Nothing can bring back a lost 2014 indoor season for LSU All-American sprinter Aaron Ernest.
Well, almost nothing.
Ernest’s junior season was a track athlete’s worst nightmare: A hamstring injury suffered during a pre-Christmas workout and a couple of setbacks after the season began in January limited him to four races — two at 60 meters and two at 200 meters — indoors.
It was a tough pill to swallow for Ernest, who one year earlier stamped himself as one of the Southeastern Conference’s premier sprinters when he claimed the title in the 200 meters at the league’s indoor championships after finishing second as a freshman.
“In addition to not being able to help my team, I didn’t have a chance to defend my (SEC) title,” Ernest said earlier this week. “That was real hard. … It was really frustrating.”
Ernest, a New Orleans native, and LSU coach Dennis Shaver attributed his troubles to a brutally-cold winter and the fact that the Tigers and Lady Tigers had to train in the harsh conditions because the Carl Maddox Field House was under renovation.
“At the time, all I could think about was getting back this season and winning that title,” said Ernest, who tried the 200 at the SEC indoor meet last year and ran a subpar time of 21.21 seconds. “I didn’t really get a chance to defend.”
So that was the motivator for this season even though Shaver said it doesn’t take much to get the competitive Ernest going.
“A very positive aspect was having the facility back this year,” Shaver said. “Aaron worked hard to prepare himself to have a good season.”
As a result, a good indoor season can become a great one for Ernest in the NCAA indoor championships that begin a two-day run Friday in Fayetteville, Arkansas.
Ernest is part of a seven-man contingent for the eighth-ranked Tigers, who’ll have six scoring chances. The 15th-ranked Lady Tigers have seven entrants in eight events, including the nation’s top shot-putter in Tori Bliss.
Ernest regained his SEC 200 meters title two weeks ago when he clocked a time of 20.69 seconds in the final, one day after posting the second-fastest time in the nation with a 20.67 in the semifinals. In doing so, Ernest defeated Texas A&M’s Shavez Hart, who posted the fastest time earlier this year at 20.57.
“It was big, very big,” Ernest said of his victory over Hart at the conference meet. “My main goal going into every year is to win an SEC title and an NCAA title. So that was a big first step for me.
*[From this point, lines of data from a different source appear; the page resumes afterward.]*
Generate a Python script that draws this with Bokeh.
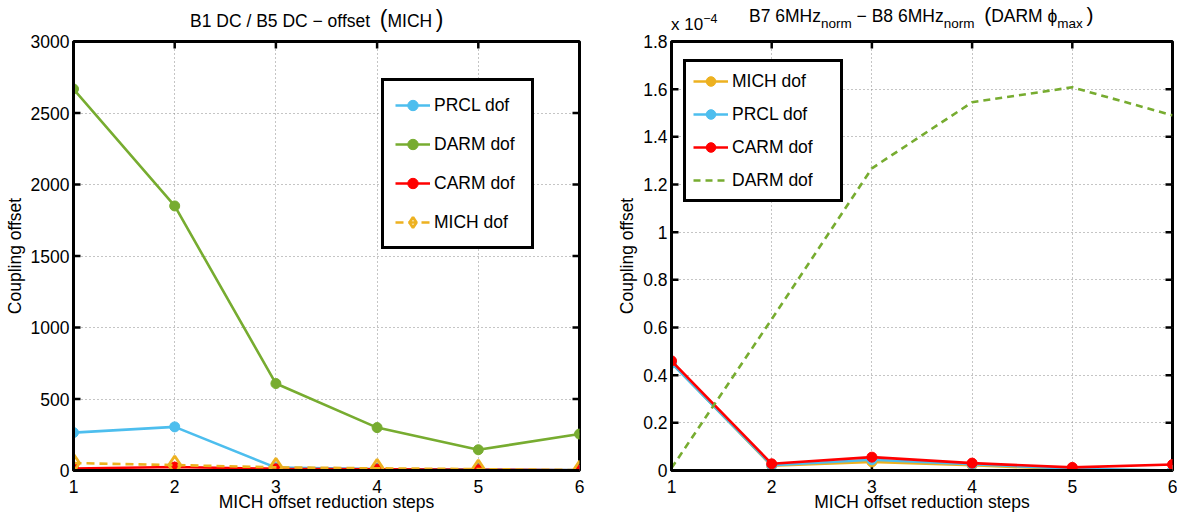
import math
from bokeh.layouts import row, column
from bokeh.models import (CustomJSTickFormatter, FixedTicker, Legend, LegendItem,
                          Range1d, Div)
from bokeh.plotting import figure
from bokeh.embed import file_html
from bokeh.resources import INLINE

FONT = "Liberation Sans"
FS = "17.5px"

# ---------------- data ----------------
steps = [1, 2, 3, 4, 5, 6]
x_ticks = [1, 2, 3, 4, 5, 6]
x_label = "MICH offset reduction steps"
y_label = "Coupling offset"

# left panel: B1 DC / B5 DC - offset (MICH)
left_y_ticks = [0, 500, 1000, 1500, 2000, 2500, 3000]
left_prcl = [265, 305, 20, 10, 6, 3]
left_darm = [2668, 1850, 608, 300, 145, 255]
left_carm = [14, 24, 12, 9, 5, 2]
left_mich = [52, 38, 22, 15, 10, 3]

# right panel: B7 6MHz_norm - B8 6MHz_norm (DARM phi_max), values in units of 1e-4
right_y_ticks = [0, 0.2, 0.4, 0.6, 0.8, 1.0, 1.2, 1.4, 1.6, 1.8]
right_mich = [0.452, 0.020, 0.036, 0.022, 0.005, 0.000]
right_prcl = [0.450, 0.022, 0.045, 0.026, 0.008, 0.000]
right_carm = [0.460, 0.028, 0.056, 0.031, 0.013, 0.025]
right_darm = [0.010, 0.635, 1.268, 1.545, 1.608, 1.490]

BLUE = "#4DBEEE"
GREEN = "#77AC30"
RED = "#FF0000"
ORANGE = "#EDB120"

# ---------------- layout ----------------
FRAME_H = 429
TITLE_H = 37
OVERLAP = 9          # figure canvas slides up under the title strip
BORDER_TOP = 13
BORDER_BOTTOM = 43


def style_axis(ax):
    ax.major_tick_in = 0
    ax.major_tick_out = 0
    ax.minor_tick_line_color = None
    ax.axis_line_width = 3
    ax.major_label_text_font = FONT
    ax.major_label_text_font_size = FS
    ax.major_label_text_color = "black"
    ax.axis_label_text_font = FONT
    ax.axis_label_text_font_size = FS
    ax.axis_label_text_font_style = "normal"
    ax.axis_label_text_color = "black"


def base_fig(frame_w, y_range, y_ticks, border_left, border_right, y_fmt=None):
    p = figure(frame_width=frame_w, frame_height=FRAME_H,
               x_range=Range1d(1, 6), y_range=Range1d(*y_range),
               min_border_left=border_left, min_border_right=border_right,
               min_border_top=BORDER_TOP, min_border_bottom=BORDER_BOTTOM,
               output_backend="svg", toolbar_location=None,
               background_fill_color="white", border_fill_color=None,
               margin=(-OVERLAP, 0, 0, 0))
    p.outline_line_color = "black"
    p.outline_line_alpha = 1
    p.outline_line_width = 3
    xt = FixedTicker(ticks=x_ticks)
    yt = FixedTicker(ticks=y_ticks)
    xa = p.xaxis[0]
    ya = p.yaxis[0]
    xa.ticker = xt
    ya.ticker = yt
    if y_fmt is not None:
        ya.formatter = y_fmt
    style_axis(xa)
    style_axis(ya)
    xa.axis_label = x_label
    ya.axis_label = y_label
    xa.major_label_standoff = 9
    xa.axis_label_standoff = -4
    ya.major_label_standoff = 4
    ya.axis_label_standoff = 3
    for g, t in ((p.xgrid[0], xt), (p.ygrid[0], yt)):
        g.ticker = t
        g.grid_line_color = "#8a8a8a"
        g.grid_line_dash = "1 3"
        g.grid_line_width = 1
    # inward tick marks on all four sides (half of each dash is clipped by the frame)
    y0, y1 = y_range
    n_x, n_y = len(x_ticks), len(y_ticks)
    p.scatter(x_ticks * 2, [y0] * n_x + [y1] * n_x, marker="dash", size=14,
              angle=math.pi / 2, line_color="black", line_width=2.5)
    p.scatter([1] * n_y + [6] * n_y, y_ticks * 2, marker="dash", size=14,
              line_color="black", line_width=2.5)
    return p


def series(p, y, color, dash="solid", marker="circle"):
    ln = p.line(steps, y, line_color=color, line_width=2.6, line_dash=dash)
    if marker == "diamond":
        sc = p.scatter(steps, y, marker="diamond", size=18, line_color=color,
                       line_width=2.8, fill_color=None)
    else:
        sc = p.scatter(steps, y, marker="circle", size=10, line_color=color,
                       fill_color=color)
    return ln, sc


def style_legend(leg, gh, spacing, padding, label_w):
    leg.glyph_width = 35
    leg.glyph_height = gh
    leg.label_height = gh
    leg.label_width = label_w
    leg.spacing = spacing
    leg.padding = padding
    leg.label_standoff = 4
    leg.margin = 0
    leg.label_text_font = FONT
    leg.label_text_font_size = FS
    leg.label_text_color = "black"
    leg.border_line_color = "black"
    leg.border_line_alpha = 1
    leg.border_line_width = 3
    leg.background_fill_color = "white"
    leg.background_fill_alpha = 1


# ---------------- left figure ----------------
L_FRAME_W = 506
L_LEFT = 73
L_RIGHT = 35
L_W = L_LEFT + L_FRAME_W + L_RIGHT
pl = base_fig(L_FRAME_W, (0, 3000), left_y_ticks, L_LEFT, L_RIGHT)

r_prcl = series(pl, left_prcl, BLUE)
r_darm = series(pl, left_darm, GREEN)
r_carm = series(pl, left_carm, RED)
r_mich = series(pl, left_mich, ORANGE, dash="8 5", marker="diamond")

leg_l = Legend(items=[
    LegendItem(label="PRCL dof", renderers=list(r_prcl)),
    LegendItem(label="DARM dof", renderers=list(r_darm)),
    LegendItem(label="CARM dof", renderers=list(r_carm)),
    LegendItem(label="MICH dof", renderers=list(r_mich)),
], location=(308, 221))
style_legend(leg_l, 26, 13, 11, 86)
pl.add_layout(leg_l)

BIG = "font-size:23px;"
title_l = Div(
    text=(
        f'<div style="position:relative;width:{L_W}px;height:{TITLE_H}px;'
        f'font-family:\'{FONT}\';color:black;">'
        '<div style="position:absolute;left:190px;top:9px;font-size:17.5px;'
        'line-height:20px;white-space:nowrap;">'
        f'B1 DC / B5 DC \u2212 offset &nbsp;<span style="{BIG}">(</span>MICH'
        f'&thinsp;<span style="{BIG}">)</span></div></div>'
    ),
    width=L_W, height=TITLE_H, margin=0)

# ---------------- right figure ----------------
R_FRAME_W = 501
R_LEFT = 56
R_RIGHT = 5
R_W = R_LEFT + R_FRAME_W + R_RIGHT
fmt_r = CustomJSTickFormatter(code="return String(Math.round(tick * 10) / 10);")
pr = base_fig(R_FRAME_W, (0, 1.8), right_y_ticks, R_LEFT, R_RIGHT, y_fmt=fmt_r)

s_mich = series(pr, right_mich, ORANGE)
s_prcl = series(pr, right_prcl, BLUE)
s_carm = series(pr, right_carm, RED)
s_darm = pr.line(steps, right_darm, line_color=GREEN, line_width=2.6, line_dash="7 5")

leg_r = Legend(items=[
    LegendItem(label="MICH dof", renderers=list(s_mich)),
    LegendItem(label="PRCL dof", renderers=list(s_prcl)),
    LegendItem(label="CARM dof", renderers=list(s_carm)),
    LegendItem(label="DARM dof", renderers=[s_darm]),
], location=(12, 268))
style_legend(leg_r, 24, 9, 7, 101)
pr.add_layout(leg_r)

SUB = "font-size:13.5px;vertical-align:-6px;"
PAR = "font-size:21px;"
title_r = Div(
    text=(
        f'<div style="position:relative;width:{R_W}px;height:{TITLE_H}px;'
        f'font-family:\'{FONT}\';color:black;">'
        '<div style="position:absolute;left:135px;top:5px;font-size:17.5px;'
        'line-height:20px;white-space:nowrap;">'
        f'B7 6MHz<span style="{SUB}">norm</span> \u2212 B8 6MHz'
        f'<span style="{SUB}">norm</span> &nbsp;<span style="{PAR}">(</span>DARM '
        f'\u03d5<span style="{SUB}">max</span>&thinsp;<span style="{PAR}">)</span></div>'
        '<div style="position:absolute;left:57px;top:10px;font-size:17px;'
        'line-height:18px;white-space:nowrap;">x 10'
        '<span style="font-size:12.5px;vertical-align:7px;">\u22124</span></div>'
        '</div>'
    ),
    width=R_W, height=TITLE_H, margin=0)

layout = row(column(title_l, pl), column(title_r, pr))
open("out.html", "w").write(file_html(layout, INLINE))
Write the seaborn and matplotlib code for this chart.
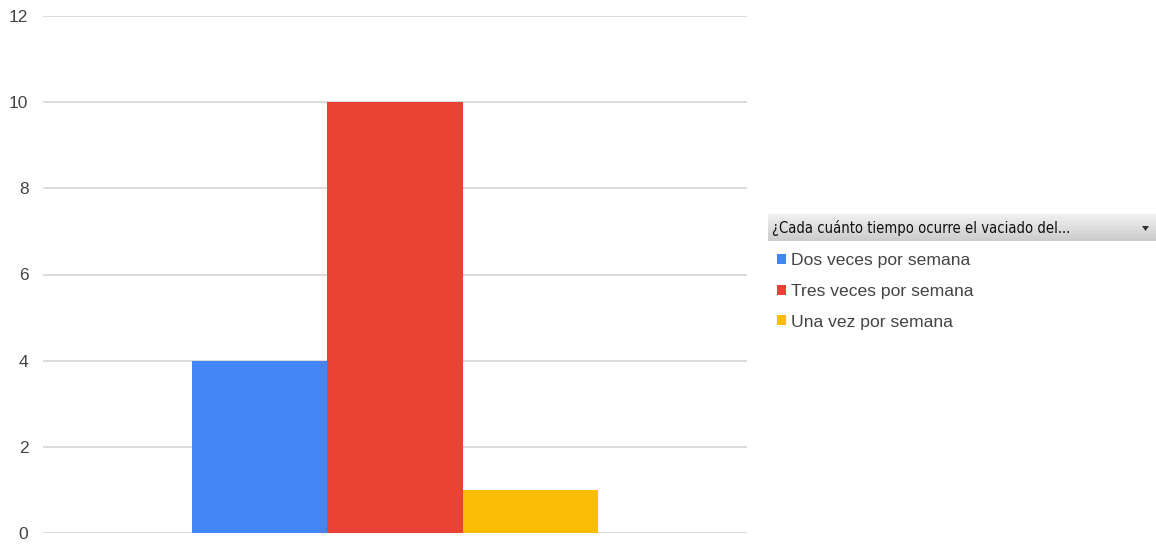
import matplotlib
matplotlib.use("Agg")
import matplotlib.pyplot as plt
import seaborn as sns
import pandas as pd
from matplotlib.patches import Rectangle, Polygon

categories = ["Dos veces por semana", "Tres veces por semana", "Una vez por semana"]
values = [4, 10, 1]
colors = ["#4285f4", "#ea4335", "#fbbc04"]
yticks = [0, 2, 4, 6, 8, 10, 12]
legend_title = "¿Cada cuánto tiempo ocurre el vaciado del..."

sns.set_theme(style="white")
plt.rcParams['font.family'] = ['Liberation Sans', 'DejaVu Sans']

df = pd.DataFrame({"grupo": [""] * len(categories), "respuesta": categories, "valor": values})

fig = plt.figure(figsize=(11.56, 5.52), dpi=100)
ax = fig.add_axes([43/1156, 1 - 533/552, (747 - 43)/1156, (533 - 16)/552])

sns.barplot(data=df, x="grupo", y="valor", hue="respuesta", palette=colors,
            hue_order=categories, width=0.577, gap=0, ax=ax, legend=True,
            saturation=1, edgecolor="none", linewidth=0)

ax.set_xlim(-0.5, 0.5)
ax.set_ylim(0, 12)
ax.set_yticks(yticks)
ax.set_yticklabels([str(t) for t in yticks])
ax.yaxis.grid(True, color="#d9d9d9", linewidth=1.3)
ax.set_axisbelow(True)
for s in ax.spines.values():
    s.set_visible(False)
ax.set_xlabel("")
ax.set_ylabel("")
ax.set_xticks([])
ax.tick_params(axis="y", length=0, labelsize=12.5, labelcolor="#444444", pad=10.5)

# legend
handles, labels = ax.get_legend_handles_labels()
ax.legend_.remove()
leg = fig.legend(handles, labels, loc="upper left",
                 bbox_to_anchor=(770/1156, 1 - 246/552), frameon=False,
                 handlelength=0.5, handleheight=0.5, handletextpad=0.3,
                 labelspacing=0.9, fontsize=12.6, borderaxespad=0)
for t in leg.get_texts():
    t.set_color("#444444")

# legend header box
hx0, hy0, hw, hh = 768/1156, 1 - 241/552, (1156 - 768)/1156, 26/552
n = 20
for i in range(n):
    c = 0.94 - 0.14 * i / (n - 1)
    fig.patches.append(Rectangle((hx0, hy0 + hh * (n - 1 - i) / n), hw, hh / n + 0.001,
                                 transform=fig.transFigure, facecolor=(c, c, c),
                                 edgecolor="none", zorder=1))
fig.text(772/1156, hy0 + hh / 2, legend_title, fontsize=10.6, color="#111111",
         va="center", ha="left", family=["DejaVu Sans"], fontstretch="condensed", zorder=3)
fig.patches.append(Polygon([(1142/1156, 1 - 226/552), (1149/1156, 1 - 226/552), (1145.5/1156, 1 - 231/552)],
                           closed=True, transform=fig.transFigure, facecolor="#333333",
                           edgecolor="none", zorder=3))

fig.savefig("out.png", dpi=100)
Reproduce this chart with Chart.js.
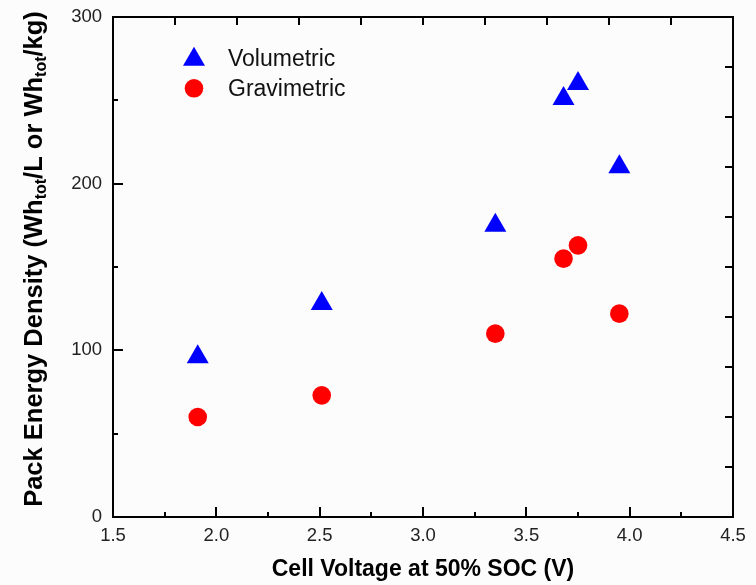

“It gave me some confidence going into nationals. (Hart) is a great runner — one of the best in the NCAA and the world. But we have 16 good sprinters in this race and we’ve all beaten each other at one time or another.”
But competition is what it’s all about for Ernest.
“I don’t care if we’re playing video games or whatever, I want to beat you,” he said. “That just carries over to the track. I’m friends with all those guys, but when we start to warm up, we’re not friends any more. My goal is to beat everybody in the race.”
Of course, it’s easier to try to do that when you’re healthy.
“I’m 100 percent coming into this meet, there are no injuries or lingering pain,” he said. “To win would mean everything to me. This is what I’ve been working toward for four years. This is why I work hard every day.”